The line between economic migrants - those in search of a better life - and refugees - those fleeing persecution - is often hard to draw.

But even if every economic migrant is turned away, the UN Refugee Agency says that last year nearly 20 million people globally fled from persecution or armed conflict, and that 4 million Syrians are now refugees.

We should not turn our backs on those fleeing for their lives.  Equally, no country can simply open its borders to allow unlimited migration.  These principles must apply.

First, we need limits on migration, so that we can balance the economic advantages against pressure on communities and services. 

Second, we must have proper border controls.  The UK's decision not to participate in the EU's Schengen Agreement, which opens borders between participating countries, looks as wise as not joining the euro.
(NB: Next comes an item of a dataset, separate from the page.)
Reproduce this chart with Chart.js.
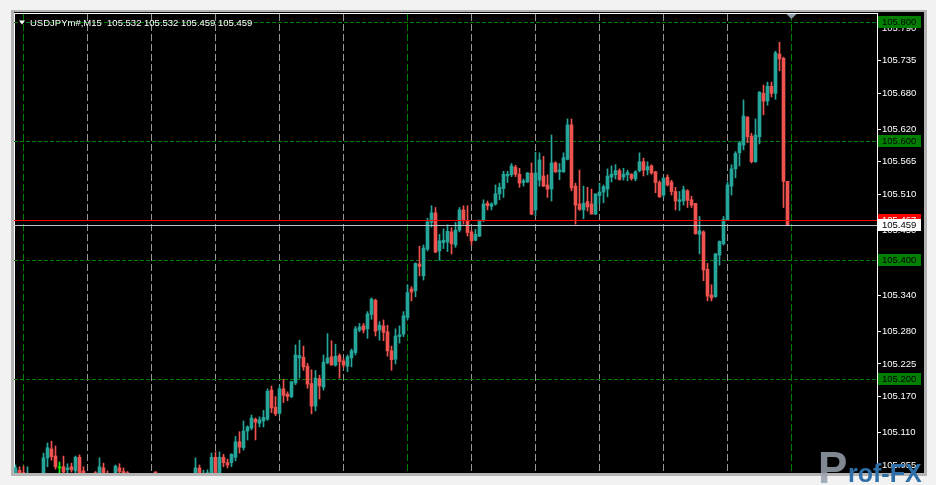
<!DOCTYPE html>
<html>
<head>
<meta charset="utf-8">
<script src="https://cdn.jsdelivr.net/npm/chart.js@4.4.0/dist/chart.umd.min.js"></script>
<style>
  html, body { margin: 0; padding: 0; background: #ececec; }
  canvas { display: block; }
</style>
</head>
<body>
<canvas id="chart1" width="936" height="485"></canvas>
<script>
// USDJPYm#, M15 - last 194 bars
const symbolName = 'USDJPYm#,M15';

const opens = [
  105.040, 105.046, 105.042, 105.030, 105.038, 105.030, 105.024, 105.036, 105.067, 105.082,
  105.070, 105.050, 105.052, 105.047, 105.052, 105.045, 105.068, 105.045, 105.036, 105.026,
  105.042, 105.036, 105.050, 105.040, 105.032, 105.036, 105.050, 105.044, 105.042, 105.034,
  105.026, 105.018, 105.027, 105.022, 105.031, 105.043, 105.036, 105.028, 105.020, 105.025,
  105.016, 105.022, 105.030, 105.026, 105.033, 105.030, 105.050, 105.036, 105.038, 105.040,
  105.068, 105.040, 105.068, 105.059, 105.059, 105.068, 105.094, 105.084, 105.112, 105.117,
  105.132, 105.125, 105.129, 105.132, 105.181, 105.152, 105.142, 105.183, 105.174, 105.170,
  105.193, 105.235, 105.236, 105.221, 105.192, 105.154, 105.200, 105.186, 105.227, 105.237,
  105.223, 105.239, 105.230, 105.221, 105.235, 105.244, 105.282, 105.289, 105.284, 105.308,
  105.332, 105.282, 105.289, 105.279, 105.247, 105.233, 105.271, 105.275, 105.303, 105.351,
  105.348, 105.393, 105.373, 105.418, 105.463, 105.479, 105.415, 105.429, 105.430, 105.447,
  105.425, 105.450, 105.484, 105.465, 105.447, 105.433, 105.440, 105.466, 105.495, 105.490,
  105.494, 105.511, 105.520, 105.541, 105.543, 105.556, 105.544, 105.530, 105.531, 105.546,
  105.484, 105.534, 105.541, 105.526, 105.519, 105.563, 105.548, 105.548, 105.569, 105.627,
  105.524, 105.494, 105.484, 105.498, 105.494, 105.477, 105.508, 105.514, 105.519, 105.539,
  105.543, 105.550, 105.539, 105.543, 105.544, 105.536, 105.550, 105.565, 105.551, 105.558,
  105.548, 105.530, 105.509, 105.539, 105.531, 105.515, 105.498, 105.499, 105.516, 105.501,
  105.495, 105.443, 105.447, 105.384, 105.341, 105.338, 105.408, 105.427, 105.467, 105.524,
  105.553, 105.580, 105.593, 105.640, 105.608, 105.565, 105.607, 105.680, 105.667, 105.692,
  105.680, 105.746, 105.739, 105.532
];
const highs = [
  105.055, 105.052, 105.053, 105.052, 105.041, 105.036, 105.040, 105.075, 105.092, 105.095,
  105.087, 105.060, 105.070, 105.057, 105.058, 105.070, 105.072, 105.052, 105.040, 105.038,
  105.044, 105.067, 105.058, 105.045, 105.040, 105.055, 105.057, 105.050, 105.044, 105.040,
  105.032, 105.030, 105.036, 105.034, 105.040, 105.044, 105.040, 105.034, 105.030, 105.032,
  105.026, 105.034, 105.038, 105.036, 105.040, 105.067, 105.055, 105.046, 105.047, 105.075,
  105.077, 105.077, 105.073, 105.065, 105.074, 105.103, 105.111, 105.129, 105.121, 105.139,
  105.134, 105.136, 105.147, 105.183, 105.188, 105.170, 105.188, 105.199, 105.178, 105.196,
  105.257, 105.265, 105.255, 105.226, 105.215, 105.214, 105.206, 105.240, 105.276, 105.264,
  105.258, 105.242, 105.234, 105.240, 105.250, 105.288, 105.293, 105.293, 105.313, 105.336,
  105.334, 105.296, 105.299, 105.290, 105.255, 105.284, 105.289, 105.313, 105.358, 105.355,
  105.395, 105.423, 105.425, 105.470, 105.491, 105.488, 105.443, 105.452, 105.459, 105.454,
  105.463, 105.488, 105.491, 105.491, 105.450, 105.451, 105.467, 105.501, 105.499, 105.496,
  105.526, 105.529, 105.549, 105.549, 105.562, 105.559, 105.554, 105.536, 105.547, 105.563,
  105.581, 105.580, 105.574, 105.543, 105.610, 105.565, 105.562, 105.580, 105.637, 105.637,
  105.529, 105.551, 105.524, 105.522, 105.519, 105.511, 105.529, 105.526, 105.553, 105.558,
  105.560, 105.553, 105.554, 105.551, 105.545, 105.550, 105.580, 105.571, 105.565, 105.560,
  105.549, 105.533, 105.539, 105.543, 105.534, 105.522, 105.515, 105.524, 105.518, 105.507,
  105.495, 105.473, 105.449, 105.394, 105.358, 105.411, 105.432, 105.473, 105.531, 105.560,
  105.582, 105.599, 105.669, 105.641, 105.613, 105.637, 105.683, 105.694, 105.699, 105.699,
  105.751, 105.766, 105.741, 105.532
];
const lows = [
  105.035, 105.035, 105.030, 105.025, 105.022, 105.018, 105.020, 105.032, 105.052, 105.063,
  105.048, 105.041, 105.040, 105.041, 105.043, 105.041, 105.030, 105.030, 105.020, 105.018,
  105.030, 105.032, 105.028, 105.026, 105.024, 105.030, 105.040, 105.030, 105.028, 105.020,
  105.012, 105.010, 105.020, 105.015, 105.024, 105.030, 105.022, 105.014, 105.008, 105.012,
  105.006, 105.016, 105.020, 105.018, 105.024, 105.026, 105.030, 105.030, 105.032, 105.035,
  105.035, 105.036, 105.052, 105.050, 105.052, 105.062, 105.075, 105.080, 105.097, 105.114,
  105.097, 105.119, 105.119, 105.130, 105.143, 105.138, 105.140, 105.160, 105.163, 105.168,
  105.190, 105.201, 105.214, 105.184, 105.141, 105.146, 105.166, 105.181, 105.225, 105.223,
  105.221, 105.201, 105.219, 105.212, 105.220, 105.240, 105.279, 105.277, 105.268, 105.300,
  105.272, 105.265, 105.264, 105.238, 105.214, 105.225, 105.260, 105.271, 105.299, 105.331,
  105.338, 105.373, 105.366, 105.415, 105.455, 105.412, 105.399, 105.419, 105.414, 105.410,
  105.421, 105.447, 105.460, 105.440, 105.425, 105.432, 105.439, 105.464, 105.484, 105.484,
  105.492, 105.501, 105.505, 105.530, 105.540, 105.540, 105.522, 105.524, 105.530, 105.476,
  105.474, 105.524, 105.523, 105.505, 105.499, 105.547, 105.535, 105.547, 105.568, 105.516,
  105.460, 105.483, 105.469, 105.482, 105.477, 105.476, 105.494, 105.496, 105.506, 105.531,
  105.536, 105.534, 105.534, 105.533, 105.534, 105.533, 105.548, 105.541, 105.543, 105.544,
  105.513, 105.505, 105.505, 105.524, 105.509, 105.484, 105.483, 105.492, 105.488, 105.488,
  105.443, 105.410, 105.365, 105.331, 105.331, 105.337, 105.391, 105.425, 105.466, 105.509,
  105.538, 105.558, 105.585, 105.597, 105.563, 105.564, 105.595, 105.644, 105.660, 105.674,
  105.670, 105.718, 105.488, 105.459
];
const closes = [
  105.050, 105.038, 105.036, 105.040, 105.030, 105.024, 105.036, 105.067, 105.084, 105.069,
  105.052, 105.050, 105.043, 105.050, 105.047, 105.068, 105.036, 105.038, 105.026, 105.034,
  105.036, 105.052, 105.038, 105.032, 105.036, 105.053, 105.044, 105.038, 105.034, 105.026,
  105.018, 105.027, 105.022, 105.031, 105.036, 105.036, 105.028, 105.020, 105.025, 105.016,
  105.022, 105.030, 105.026, 105.033, 105.030, 105.050, 105.036, 105.040, 105.042, 105.068,
  105.040, 105.068, 105.059, 105.055, 105.073, 105.094, 105.085, 105.112, 105.119, 105.134,
  105.127, 105.131, 105.135, 105.179, 105.151, 105.141, 105.183, 105.172, 105.170, 105.195,
  105.240, 105.239, 105.220, 105.191, 105.154, 105.201, 105.188, 105.228, 105.235, 105.223,
  105.238, 105.229, 105.223, 105.237, 105.247, 105.284, 105.287, 105.282, 105.309, 105.334,
  105.280, 105.290, 105.278, 105.247, 105.232, 105.272, 105.274, 105.306, 105.345, 105.346,
  105.394, 105.389, 105.420, 105.464, 105.479, 105.413, 105.432, 105.433, 105.448, 105.427,
  105.450, 105.484, 105.467, 105.446, 105.432, 105.443, 105.465, 105.494, 105.491, 105.494,
  105.511, 105.522, 105.544, 105.544, 105.558, 105.544, 105.529, 105.533, 105.546, 105.477,
  105.546, 105.568, 105.524, 105.519, 105.563, 105.548, 105.551, 105.572, 105.627, 105.521,
  105.492, 105.485, 105.495, 105.489, 105.477, 105.511, 105.514, 105.523, 105.541, 105.544,
  105.550, 105.535, 105.544, 105.547, 105.537, 105.548, 105.565, 105.551, 105.557, 105.546,
  105.530, 105.506, 105.537, 105.526, 105.515, 105.499, 105.501, 105.518, 105.500, 105.492,
  105.444, 105.449, 105.383, 105.339, 105.336, 105.410, 105.431, 105.468, 105.526, 105.553,
  105.579, 105.597, 105.642, 105.607, 105.565, 105.610, 105.682, 105.667, 105.692, 105.680,
  105.748, 105.738, 105.532, 105.459
];

const priceTicks = [105.055, 105.110, 105.170, 105.225, 105.280, 105.340, 105.395,
                    105.450, 105.510, 105.565, 105.620, 105.680, 105.735, 105.790];
const levelLines = [105.800, 105.600, 105.400, 105.200];
const askPrice = 105.467;
const bidPrice = closes[closes.length - 1];

// bar separators every 16 bars (4 hours), day separators every 96 bars
const firstSeparator = 2;
const lastSeparator = 194;
const daySeparators = [2, 98, 194];

const bullColor = '#26a69a';
const bearColor = '#ef5350';
const dojiColor = '#00ff00';

const candleColor = opens.map((o, i) => closes[i] > o ? bullColor : (closes[i] < o ? bearColor : dojiColor));

let ctx = document.getElementById('chart1').getContext('2d');

const mtFont = '"Liberation Sans", Arial, sans-serif';

const frame = {
  id: 'frame',
  beforeDraw(chart) {
    const c = chart.ctx;
    c.save();
    c.fillStyle = '#f2f2f2';
    c.fillRect(0, 0, 936, 485);
    c.fillStyle = '#b4b4b4';
    c.fillRect(11, 10, 916, 466);
    c.fillStyle = '#000000';
    c.fillRect(14, 12, 910, 461);
    c.fillStyle = '#ffffff';
    c.fillRect(14, 13, 864, 1);
    c.fillRect(14, 13, 1, 460);
    c.restore();
  },
  beforeDatasetsDraw(chart) {
    const c = chart.ctx;
    const a = chart.chartArea;
    const y = chart.scales.y;
    const x = chart.scales.x;
    c.save();
    c.lineWidth = 1;

    // vertical separators
    c.setLineDash([7, 3]);
    for (let v = firstSeparator; v <= lastSeparator; v += 16) {
      const px = Math.round(x.getPixelForValue(v)) - 0.5;
      c.strokeStyle = daySeparators.includes(v) ? '#008000' : '#989898';
      c.beginPath();
      c.moveTo(px, a.top);
      c.lineTo(px, a.bottom);
      c.stroke();
    }

    // horizontal levels
    c.strokeStyle = '#008000';
    c.setLineDash([4, 2]);
    levelLines.forEach(p => {
      const py = Math.round(y.getPixelForValue(p)) + 0.5;
      c.beginPath();
      c.moveTo(a.left, py);
      c.lineTo(a.right, py);
      c.stroke();
    });
    c.restore();
  },
  afterDatasetsDraw(chart) {
    const c = chart.ctx;
    const a = chart.chartArea;
    const y = chart.scales.y;
    c.save();
    c.lineWidth = 1;
    c.strokeStyle = '#ff0000';
    let py = Math.round(y.getPixelForValue(askPrice)) + 0.5;
    c.beginPath(); c.moveTo(a.left, py); c.lineTo(a.right, py); c.stroke();
    c.strokeStyle = '#b8c2ce';
    py = Math.round(y.getPixelForValue(bidPrice)) + 0.5;
    c.beginPath(); c.moveTo(a.left, py); c.lineTo(a.right, py); c.stroke();
    c.restore();
  },
  afterDraw(chart) {
    const c = chart.ctx;
    const y = chart.scales.y;
    const x = chart.scales.x;
    c.save();
    c.font = '9.5px ' + mtFont;
    c.textBaseline = 'middle';

    function box(p, bg, fg) {
      const py = Math.round(y.getPixelForValue(p));
      c.fillStyle = bg;
      c.fillRect(878, py - 6, 43, 12);
      c.fillStyle = fg;
      c.fillText(p.toFixed(3), 882, py + 0.5);
    }
    levelLines.forEach(p => box(p, '#007f00', '#000000'));
    box(askPrice, '#ff0000', '#ffffff');
    box(bidPrice, '#ffffff', '#000000');

    // header
    c.fillStyle = '#ffffff';
    c.beginPath();
    c.moveTo(19, 20.5); c.lineTo(25, 20.5); c.lineTo(22, 24.5); c.closePath();
    c.fill();
    const last = opens.length - 1;
    const header = symbolName + '  ' + [opens[last], highs[last], lows[last], closes[last]].map(v => v.toFixed(3)).join(' ');
    c.fillText(header, 30, 23);

    // chart shift marker
    const sx = Math.round(x.getPixelForValue(lastSeparator)) - 0.5;
    c.fillStyle = '#8d9aa8';
    c.beginPath();
    c.moveTo(sx - 5, 14); c.lineTo(sx + 5, 14); c.lineTo(sx, 19); c.closePath();
    c.fill();

    // watermark
    c.textBaseline = 'alphabetic';
    c.fillStyle = 'rgba(150,160,170,0.85)';
    c.font = 'bold 44px ' + mtFont;
    c.fillText('P', 818, 483);
    c.fillStyle = '#2f6fa8';
    c.font = 'bold 25px ' + mtFont;
    c.fillText('rof-FX', 848, 482);
    c.restore();
  }
};

let myChart = new Chart(ctx, {
  type: 'bar',
  data: {
    datasets: [{
      label: 'wick',
      data: opens.map((o, i) => ({ x: i, y: [lows[i], highs[i]] })),
      backgroundColor: candleColor,
      barThickness: 1,
      grouped: false,
      borderWidth: 0,
      clip: 0
    }, {
      label: 'body',
      data: opens.map((o, i) => ({ x: i, y: [o, closes[i]] })),
      backgroundColor: candleColor,
      barThickness: 3,
      minBarLength: 1,
      grouped: false,
      borderWidth: 0,
      clip: 0
    }]
  },
  options: {
    responsive: false,
    animation: false,
    devicePixelRatio: 1,
    layout: { padding: { left: 14, right: 12, top: 14, bottom: 12 } },
    plugins: { legend: { display: false }, tooltip: { enabled: false } },
    scales: {
      x: {
        type: 'linear',
        min: -0.375,
        max: 215.375,
        offset: false,
        afterFit: s => { s.height = 0; },
        ticks: { display: false },
        grid: { display: false },
        border: { display: false }
      },
      y: {
        position: 'right',
        min: 105.0415,
        max: 105.8135,
        afterBuildTicks: s => { s.ticks = priceTicks.map(v => ({ value: v })); },
        afterFit: s => { s.width = 47; },
        ticks: {
          color: '#ffffff',
          font: { family: mtFont, size: 9.5 },
          padding: 1,
          autoSkip: false,
          callback: v => Number(v).toFixed(3)
        },
        grid: { drawOnChartArea: false, drawTicks: true, tickLength: 4, tickColor: '#ffffff', color: '#ffffff' },
        border: { display: true, color: '#ffffff', width: 1 }
      }
    }
  },
  plugins: [frame]
});
</script>
</body>
</html>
Third, we should help genuine asylum seekers, those for whom it would be too dangerous to return home.

Fourth, we should take more action to tackle the problems at source, whether it is through promoting economic development in poorer countries, providing relief, or being ready to intervene to prevent humanitarian disasters.

There are no easy answers to these problems.  But open borders, and a failure of resolve to confront those who persecute innocent people, has made them worse.